### Given data

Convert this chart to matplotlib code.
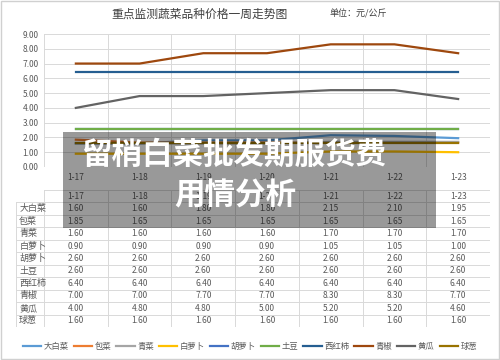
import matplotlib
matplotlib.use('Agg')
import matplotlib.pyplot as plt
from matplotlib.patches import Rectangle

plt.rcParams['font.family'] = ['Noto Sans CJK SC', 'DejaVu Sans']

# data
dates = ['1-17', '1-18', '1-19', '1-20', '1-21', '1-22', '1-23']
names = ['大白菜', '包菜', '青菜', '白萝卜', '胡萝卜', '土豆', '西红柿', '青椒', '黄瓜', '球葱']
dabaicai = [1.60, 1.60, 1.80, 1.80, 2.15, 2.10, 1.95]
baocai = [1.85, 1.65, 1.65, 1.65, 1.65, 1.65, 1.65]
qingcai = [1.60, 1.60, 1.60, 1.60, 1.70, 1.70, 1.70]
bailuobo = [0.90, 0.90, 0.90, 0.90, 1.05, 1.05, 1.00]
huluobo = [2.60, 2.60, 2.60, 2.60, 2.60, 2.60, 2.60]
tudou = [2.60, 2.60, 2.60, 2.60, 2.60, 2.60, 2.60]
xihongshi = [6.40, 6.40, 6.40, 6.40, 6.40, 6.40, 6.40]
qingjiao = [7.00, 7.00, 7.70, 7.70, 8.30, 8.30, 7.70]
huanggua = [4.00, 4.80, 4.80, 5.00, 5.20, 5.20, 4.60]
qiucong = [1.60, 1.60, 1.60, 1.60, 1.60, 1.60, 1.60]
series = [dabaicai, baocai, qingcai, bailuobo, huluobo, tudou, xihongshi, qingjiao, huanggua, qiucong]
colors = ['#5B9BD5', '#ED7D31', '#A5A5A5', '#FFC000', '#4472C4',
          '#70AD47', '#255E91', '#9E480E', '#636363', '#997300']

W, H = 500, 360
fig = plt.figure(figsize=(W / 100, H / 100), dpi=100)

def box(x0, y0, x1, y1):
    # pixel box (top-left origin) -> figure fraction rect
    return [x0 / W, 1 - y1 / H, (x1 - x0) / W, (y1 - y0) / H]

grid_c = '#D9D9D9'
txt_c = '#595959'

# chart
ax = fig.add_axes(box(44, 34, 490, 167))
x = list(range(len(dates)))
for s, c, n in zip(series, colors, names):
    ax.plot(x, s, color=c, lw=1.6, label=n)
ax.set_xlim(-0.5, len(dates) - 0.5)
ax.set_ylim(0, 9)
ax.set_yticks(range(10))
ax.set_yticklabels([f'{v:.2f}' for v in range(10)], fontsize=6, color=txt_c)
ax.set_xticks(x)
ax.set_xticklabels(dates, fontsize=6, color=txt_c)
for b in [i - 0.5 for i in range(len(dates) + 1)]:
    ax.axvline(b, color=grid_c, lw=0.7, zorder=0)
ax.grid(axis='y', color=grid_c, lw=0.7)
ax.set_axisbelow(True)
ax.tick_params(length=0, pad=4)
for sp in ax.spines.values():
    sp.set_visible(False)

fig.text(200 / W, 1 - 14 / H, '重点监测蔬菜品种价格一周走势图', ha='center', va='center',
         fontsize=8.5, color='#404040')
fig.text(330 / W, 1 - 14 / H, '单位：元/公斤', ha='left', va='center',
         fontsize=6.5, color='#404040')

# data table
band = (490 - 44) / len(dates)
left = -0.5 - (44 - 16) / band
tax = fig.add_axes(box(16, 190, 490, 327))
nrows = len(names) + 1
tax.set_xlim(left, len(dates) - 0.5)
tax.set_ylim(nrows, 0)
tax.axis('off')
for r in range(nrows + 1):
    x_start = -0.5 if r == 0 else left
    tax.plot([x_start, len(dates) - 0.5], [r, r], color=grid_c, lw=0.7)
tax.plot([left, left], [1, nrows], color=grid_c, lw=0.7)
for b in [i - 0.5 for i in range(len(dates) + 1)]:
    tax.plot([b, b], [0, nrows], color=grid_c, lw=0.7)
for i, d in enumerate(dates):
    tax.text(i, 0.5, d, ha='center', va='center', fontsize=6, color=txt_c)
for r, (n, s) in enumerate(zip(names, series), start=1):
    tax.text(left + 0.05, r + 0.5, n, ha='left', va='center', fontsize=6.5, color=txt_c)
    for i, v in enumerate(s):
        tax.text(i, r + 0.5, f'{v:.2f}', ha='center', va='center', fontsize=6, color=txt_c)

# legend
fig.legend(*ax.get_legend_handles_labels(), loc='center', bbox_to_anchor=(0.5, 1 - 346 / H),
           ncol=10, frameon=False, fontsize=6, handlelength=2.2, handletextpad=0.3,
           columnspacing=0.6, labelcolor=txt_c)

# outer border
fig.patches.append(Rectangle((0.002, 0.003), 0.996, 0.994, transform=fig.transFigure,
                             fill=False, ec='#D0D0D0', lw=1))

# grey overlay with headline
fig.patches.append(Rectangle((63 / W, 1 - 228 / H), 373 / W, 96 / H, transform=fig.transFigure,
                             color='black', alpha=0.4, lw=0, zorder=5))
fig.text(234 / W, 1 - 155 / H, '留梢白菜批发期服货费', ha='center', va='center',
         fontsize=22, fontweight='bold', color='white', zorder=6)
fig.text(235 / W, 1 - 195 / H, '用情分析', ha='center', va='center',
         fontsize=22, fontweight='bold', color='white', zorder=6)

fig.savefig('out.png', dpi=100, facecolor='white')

######

Starting at the top of the listing above, please restate word for word each line up to and including the one that holds "plt.rcParams['font.family'] = ['Noto", omitting every image.

▸ **Response below**:
Convert this chart to matplotlib code.
import matplotlib
matplotlib.use('Agg')
import matplotlib.pyplot as plt
from matplotlib.patches import Rectangle

plt.rcParams['font.family'] = ['Noto Sans CJK SC', 'DejaVu Sans']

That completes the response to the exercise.